I’m thinking back to my days of bus travel from Shivaji Park to VT (oops! I mean CST). I particularly remember a fellow commuter who would regularly fall asleep at Sayani Road and wake up with the smell of fish at Crawford Market, all set for the day ahead. What this gentleman was deprived of was not information but sleep. Will today’s victims of sleep deprivation, common to most commuters, be able to sleep through Tarlaben telling them not to eat fried foods, Daruwalla telling them not to fall into potholes and a seductive baritone telling them it’s oh so cool to wear glares that will cost them half of next month’s salary?

Those days I composed most of my Tuesday columns for the late and profoundly lamented “Evening News” en route to the office because, what I was deprived of at home, was time. The columns got composed despite the thunder and clatter and honking of traffic outside because you knew the noise wasn’t maliciously directed at you. But now BEST plans to customise whole wavelengths of noise specially for you, and you can’t jump out of the window because you want to get to work in one piece.

Yes, it’s bad news. But there are two silver linings you can hold on to. The BEST plan can materialise only if the BEST committee approves of it; and experience tells us that where there’s a committee, there’s a roadblock. More good news. Currently the committee is in a sulk for which the official reason is that there’s been some breach of contract by Interactive-what’s-their-name. But actually the committee’s pissed off because the Interactive people went to press before the committee had officially approved the commuter information plan.

The second silver lining is for plebeians. The toffs who ride in air-conditioned buses are going to get the first experimental blast of information. Let’s rub our hands in glee. For who knows? Electronic stuff is tricky. It simply may not work in the AC buses and the whole thing will be called off. Plans involving crores have failed, so why not this? Or, equally reliably, someone will breach some other contract. They do it all the time. Either way, we plebeians will be saved.

If success takes the silver out of both linings, there’s a third that we can make available to ourselves. I’ve just been to the dictionary to find out what “interactive” means. It has a very promising meaning. In electronic devices it means a two-way flow of information in which the giver of the said info responds to the user’s input. Now just assume-- I’m not inciting us-- but just assume our input is a couple of well-aimed stones? The response would have to be silence, na?

Tuesday, June 1, 2010

Beauty? My foot!

It's just a fortnight under a year since I last published a post. It's been a year of excessive work. At the end of a hard day of writing for other people, there was neither time nor inclination to write for oneself. Now, with a respite that looks like lasting at least till the end of the year (unless I open my stupid trap and say yes to yet another back-breaking assignment), I'm back to blogging. And it's Shivaji Park once again.

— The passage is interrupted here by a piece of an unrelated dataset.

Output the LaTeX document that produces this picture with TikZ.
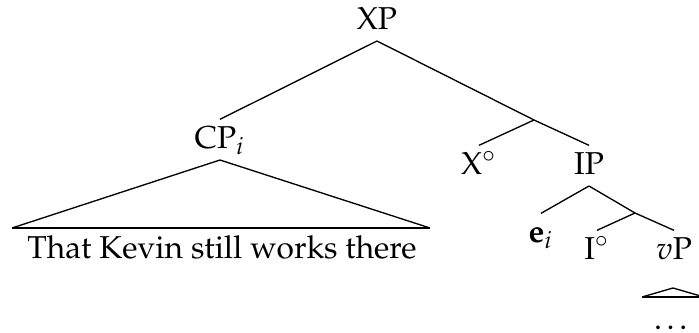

A few months ago, suddenly, workmen started digging up the walkers' track that runs along the periphery of the park. Did someone tell us this was going to happen? Hey, which country did that question come from? Not ours for sure. We are a country of jabberers; but ask us to part with information that's going to affect people's daily lives vitally, and we are like clams suffering from a particularly bad bout of lockjaw.

But one takes life as it comes, and we did. So everyone who was used to walking on the walkers' track, poured out onto the pavement where many like me walk. Thereafter it was constantly bang, dash, bump, trip, excuse me, sorry, damn and grrr around the park. Not pleasant first thing in the morning. And worse because they called the whole exercise "beautification".

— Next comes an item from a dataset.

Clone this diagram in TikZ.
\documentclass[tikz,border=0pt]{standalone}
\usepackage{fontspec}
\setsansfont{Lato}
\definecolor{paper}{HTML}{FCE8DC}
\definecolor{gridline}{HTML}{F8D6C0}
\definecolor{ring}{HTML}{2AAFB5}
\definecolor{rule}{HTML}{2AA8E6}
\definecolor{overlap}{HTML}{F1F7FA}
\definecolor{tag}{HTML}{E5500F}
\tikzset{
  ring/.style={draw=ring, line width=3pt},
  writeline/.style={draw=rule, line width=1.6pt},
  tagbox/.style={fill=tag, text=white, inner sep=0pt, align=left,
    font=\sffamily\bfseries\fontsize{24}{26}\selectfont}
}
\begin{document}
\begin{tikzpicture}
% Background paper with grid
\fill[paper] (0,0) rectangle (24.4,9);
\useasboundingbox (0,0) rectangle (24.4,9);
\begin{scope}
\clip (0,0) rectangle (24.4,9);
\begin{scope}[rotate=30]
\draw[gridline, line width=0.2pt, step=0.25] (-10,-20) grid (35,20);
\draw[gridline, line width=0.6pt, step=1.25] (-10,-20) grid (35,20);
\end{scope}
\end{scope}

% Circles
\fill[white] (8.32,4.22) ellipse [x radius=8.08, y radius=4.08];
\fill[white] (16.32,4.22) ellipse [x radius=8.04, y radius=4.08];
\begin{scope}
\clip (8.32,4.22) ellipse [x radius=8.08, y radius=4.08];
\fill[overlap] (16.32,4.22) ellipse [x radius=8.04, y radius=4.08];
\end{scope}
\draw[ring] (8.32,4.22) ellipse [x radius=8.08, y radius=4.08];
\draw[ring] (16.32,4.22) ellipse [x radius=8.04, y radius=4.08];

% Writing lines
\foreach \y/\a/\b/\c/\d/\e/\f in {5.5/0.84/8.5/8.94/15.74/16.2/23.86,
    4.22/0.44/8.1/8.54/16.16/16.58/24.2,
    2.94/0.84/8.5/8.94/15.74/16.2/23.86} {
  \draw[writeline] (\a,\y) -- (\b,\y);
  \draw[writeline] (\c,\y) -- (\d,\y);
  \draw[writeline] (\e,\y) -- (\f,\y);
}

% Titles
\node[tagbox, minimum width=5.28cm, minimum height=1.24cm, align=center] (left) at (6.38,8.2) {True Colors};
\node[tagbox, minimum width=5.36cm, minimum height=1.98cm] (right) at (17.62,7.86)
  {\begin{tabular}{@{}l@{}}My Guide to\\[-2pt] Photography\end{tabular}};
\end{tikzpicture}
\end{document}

Now this beautification plan included a couple of friezes near one of the park entrances showing Shivaji Maharaj being coronated etc. Okay, why not? If you're a Marathi, you are morally obliged to find the idea beautiful.

However, as everybody knows, there's a pair of cousins in politics who don't see eye to eye on anything; and when it comes to Shivaji Park and the great warrior king after whom it is named, they fervently believe their respective parties hold the exclusive title deed to both. When their eyes lock over these properties, they get so severely crossed that only the whites show, the pupils deserting their sockets in sheer fury. So, with one cousin doing Shivaji friezes, the other had to cry foul. Being smart, he took care to cry foul legally.

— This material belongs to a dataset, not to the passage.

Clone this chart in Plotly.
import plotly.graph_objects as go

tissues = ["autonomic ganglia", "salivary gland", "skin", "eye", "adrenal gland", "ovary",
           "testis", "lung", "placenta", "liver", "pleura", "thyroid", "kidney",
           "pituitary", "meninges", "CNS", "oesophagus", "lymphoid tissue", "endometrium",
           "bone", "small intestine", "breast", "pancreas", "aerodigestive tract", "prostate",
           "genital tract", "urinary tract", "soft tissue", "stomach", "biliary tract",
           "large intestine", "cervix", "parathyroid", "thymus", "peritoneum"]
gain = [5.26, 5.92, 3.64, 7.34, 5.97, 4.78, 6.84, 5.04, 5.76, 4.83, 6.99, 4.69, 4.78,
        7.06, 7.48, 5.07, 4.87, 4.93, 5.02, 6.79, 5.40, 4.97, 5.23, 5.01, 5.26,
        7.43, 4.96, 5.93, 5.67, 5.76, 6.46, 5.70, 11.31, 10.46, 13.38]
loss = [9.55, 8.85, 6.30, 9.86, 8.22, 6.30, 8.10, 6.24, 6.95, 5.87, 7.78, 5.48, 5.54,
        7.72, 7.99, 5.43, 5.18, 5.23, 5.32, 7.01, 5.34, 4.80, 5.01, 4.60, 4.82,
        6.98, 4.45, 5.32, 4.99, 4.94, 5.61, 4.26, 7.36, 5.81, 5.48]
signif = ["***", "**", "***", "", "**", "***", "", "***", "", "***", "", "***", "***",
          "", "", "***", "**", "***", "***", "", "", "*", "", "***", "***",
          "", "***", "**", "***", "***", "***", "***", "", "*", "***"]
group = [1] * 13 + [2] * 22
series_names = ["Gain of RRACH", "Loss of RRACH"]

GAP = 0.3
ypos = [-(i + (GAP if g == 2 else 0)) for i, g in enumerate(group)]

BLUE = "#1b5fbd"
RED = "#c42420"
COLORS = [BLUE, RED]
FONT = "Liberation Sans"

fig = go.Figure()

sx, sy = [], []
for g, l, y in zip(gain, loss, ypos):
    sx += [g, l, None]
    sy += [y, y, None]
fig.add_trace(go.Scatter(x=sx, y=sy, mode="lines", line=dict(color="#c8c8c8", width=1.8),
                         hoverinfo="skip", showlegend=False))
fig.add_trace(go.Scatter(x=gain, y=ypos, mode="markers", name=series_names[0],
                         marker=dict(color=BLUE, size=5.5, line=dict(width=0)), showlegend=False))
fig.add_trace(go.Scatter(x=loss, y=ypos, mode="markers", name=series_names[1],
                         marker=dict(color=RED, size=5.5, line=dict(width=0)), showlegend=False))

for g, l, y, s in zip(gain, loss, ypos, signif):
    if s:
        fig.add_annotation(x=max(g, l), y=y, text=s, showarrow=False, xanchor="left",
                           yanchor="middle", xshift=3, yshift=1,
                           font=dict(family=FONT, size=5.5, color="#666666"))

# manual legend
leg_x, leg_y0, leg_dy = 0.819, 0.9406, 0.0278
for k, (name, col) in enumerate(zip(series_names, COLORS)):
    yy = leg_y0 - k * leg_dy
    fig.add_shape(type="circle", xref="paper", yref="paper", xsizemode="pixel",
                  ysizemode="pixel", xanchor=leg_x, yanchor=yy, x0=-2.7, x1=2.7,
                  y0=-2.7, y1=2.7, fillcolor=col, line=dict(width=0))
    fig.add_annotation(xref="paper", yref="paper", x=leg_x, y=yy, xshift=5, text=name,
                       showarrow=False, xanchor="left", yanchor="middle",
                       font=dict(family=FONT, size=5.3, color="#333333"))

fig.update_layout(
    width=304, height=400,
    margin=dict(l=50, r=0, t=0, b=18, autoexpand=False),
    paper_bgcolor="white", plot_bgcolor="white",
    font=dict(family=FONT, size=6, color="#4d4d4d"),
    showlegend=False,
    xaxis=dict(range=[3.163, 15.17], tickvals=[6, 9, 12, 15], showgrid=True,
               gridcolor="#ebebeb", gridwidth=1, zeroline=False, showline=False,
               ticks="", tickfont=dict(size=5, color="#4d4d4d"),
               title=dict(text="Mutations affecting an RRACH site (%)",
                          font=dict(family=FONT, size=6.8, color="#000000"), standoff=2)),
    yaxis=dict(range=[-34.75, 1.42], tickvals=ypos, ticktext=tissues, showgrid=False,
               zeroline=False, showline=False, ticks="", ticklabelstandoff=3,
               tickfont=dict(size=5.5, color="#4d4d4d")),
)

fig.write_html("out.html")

That is how the public came to hear about how the entire beautification project was commissioned by the BMC, ruled by the Shivaji frieze party, without calling for tenders. This made some residents of Shivaji Park very angry. They upped and filed a PIL calling for a stay on the entire project. A stay was duly brought. Only Shivaji Maharaj's coronation frieze managed to wriggle free of the embargo by virtue of its requiring only a few finishing touches. These done, Bal Thackeray was able to unveil it as scheduled, on May 1, Maharashtra's 50th happy birthday. Whether the frieze adds to the beauty of Shivaji Park or not is not under debate right now.

What's under debate is the rest of the "beautification" work. The stay has stayed that work for what feels like 18 aeons. So what do we have now? We have the track along the western flank of the park fully paved. Halfway down the north end, the paving gives way to a dug up stretch. Round the corner on the east, as well as along the south, some stretches are piled with rubble, others are under sackcloth, and still others are half paved with some paving blocks still scattered around waiting for the stay to be lifted. As a result, walkers who cannot entirely give up their inner track habit, do a kind of slalom in and out from track to pavement and back. Where they come out is where we go into the bang, dash, bump, grrr routine.

The most beautiful part of this beautification story is the parapet. The BMC's idea of beautifying a parapet has always been to paint its stone sides in regulation yellow, blue and red. That has been done. In addition, the top of the parapet has been painted green. Now, if BMC had spent just a few minutes at Shivaji Park observing walker behaviour, they'd have noticed that people sit on the parapet after their walks for a chinwag (and occasionally jalebis and ganthias) with friends. So the thing to do would have been to paint the parapet at the dead of night with paint that would dry in two hours flat. This they didn't do with the result that hopeful parapet sitters spread sheets of newspaper on the wet paint to prevent their posteriors from going green. Today the parapet offers an interesting archive of local, national and world news of the time in four languages.

The current situation is something like this. The chaps who commissioned the beautification work without calling for tenders are sitting at their desks swilling tea or killing flies; the filers of the PIL are happy atop their moral high horse; the judges in their wigs (do they still wear them?) have blissfully forgotten to unstay the stay; and the public that wants nothing more than to walk for its health, is frothing unhealthily at the mouth wondering which of the above to clobber to get the action going.